O processo que originou a titulação definitiva teve início, formalmente, em 2004, quando foi criada a Associação dos Quilombolas da Comunidade Barra do Aroeira. Nesse período eles conquistaram um Termo de Permissão de Uso, mas com prazo de validade próximo, a luta continuava.
Luta essa que Domingos Rodrigues da Silva herdou do pai. Hoje o advogado e presidente da comissão de igualdade racial da OAB, atuou no processo de regularização representando a Associação e lembrou um pouco dessa trajetória marcada pela persistência de seu povo. “Eu nasci aqui nessa região, mas quando eu tinha dois anos de idade meu pai foi expulso daqui pelos fazendeiros. E eu cresci, fui para a faculdade, fiz direito, com um único pensamento: regularizar essa terra, que é uma herança dos nossos ancestrais. E hoje nós estamos transbordando de alegria porque nós podemos dizer: Essa Terra é Nossa”.
Novos planos
A produtora rural, Diolina Fernandes Rodrigues, já faz planos para a Comunidade, pois agora com um título definitivo, os quilombolas poderão ter acesso a recursos como do Programa Nacional de Fortalecimento da Agricultura Familiar (Pronaf). “Na minha casa eu tenho feijão, arroz, mandioca e a minha horta, tudo conquistado em cima dessa terra. Mas agora com o título nós poderemos fazer um Pronaf, por exemplo, melhorar nossa produção para venda, porque nós sobrevivemos é da terra”, ressaltou.
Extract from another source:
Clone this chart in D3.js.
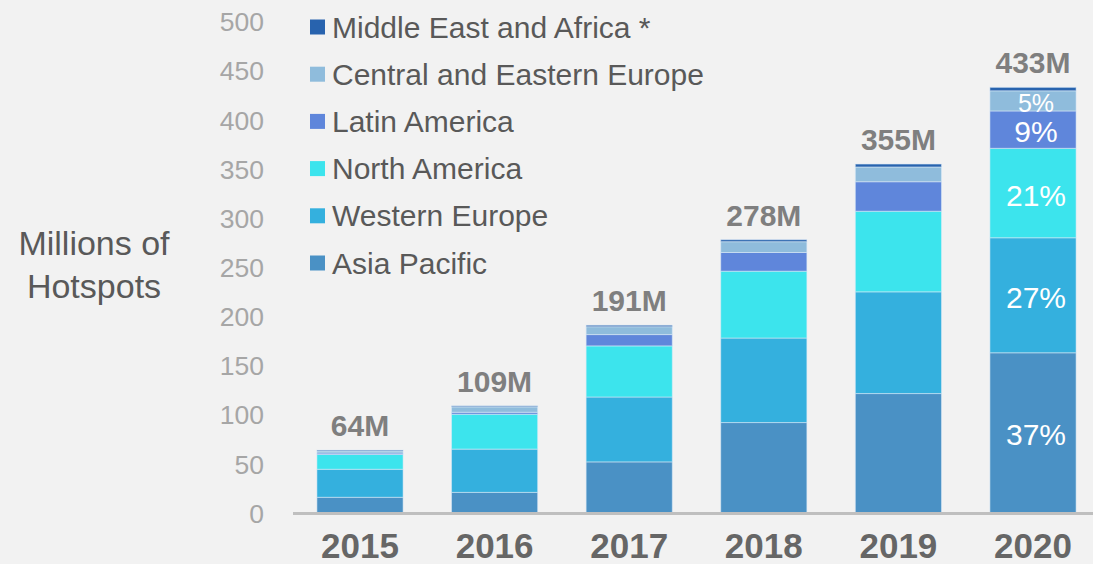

A presidente da Associação de Quilombolas da Comunidade Barra do Aroeira, Maria de Fátima Rodrigues, também acredita que além de melhorar o acesso a programas de assistência rural, outros processos serão destravados a partir da conquista desse título, como por exemplo, aposentadorias. “Aqui na Comunidade para aposentar é uma dificuldade muito grande, já tentamos trazer posto de saúde para cá, solicitamos máquinas para poder trabalhar na terra, mas sempre quando chegava nessa parte da documentação era recusado. Mas agora com esse título nós poderemos até pegar empréstimos para poder investir na terra”, comemorou.
Orgulho de pertencer
Emocionada, a artesã Natália Rodrigues, de apenas 24 anos, revelou que receber esse título prova que os descendentes de Félix Rodrigues sempre tiveram direito ao território onde vivem. “Nós já fomos taxados de ladrões, preguiçosos, e agora com esse título nós sabemos que ninguém vai nos tomar a nossa terra e isso é uma alegria muito grande pra nós”.
Como outros membros da comunidade, Natalia Rodrigues foi embora da Barra do Aroeira em busca de oportunidades, mas revelou que seu sonho sempre foi viver na Comunidade, da qual tem orgulho de pertencer. “Eu morava em Porto Nacional, mas meu sonho sempre foi voltar para cá, onde minha bisavó, minha avó e minha mãe nasceram. Voltei para cá com meus dois filhos e eu acredito que, com esse título, muitas coisas poderão ser conquistadas. Eu me sinto muito orgulhosa de poder fazer parte da Comunidade Barra da Aroeira”.
Histórico
Desde o início da década de 1980, a comunidade se mobilizava pelo reconhecimento das terras que foram dadas por Dom Pedro II ao negro Félix José Rodrigues por lutar na Guerra do Paraguai. Ao longo da História, fazendeiros foram se instalando nas proximidades da região, tomando parte do território e os descendentes de Rodrigues ficaram limitados apenas a 12% da área original.
O documento entregue nesta sexta, 3, põe fim a uma luta de mais de 100 anos pelo reconhecimento do direito à terra e foi comemorado com muita dança e um almoço.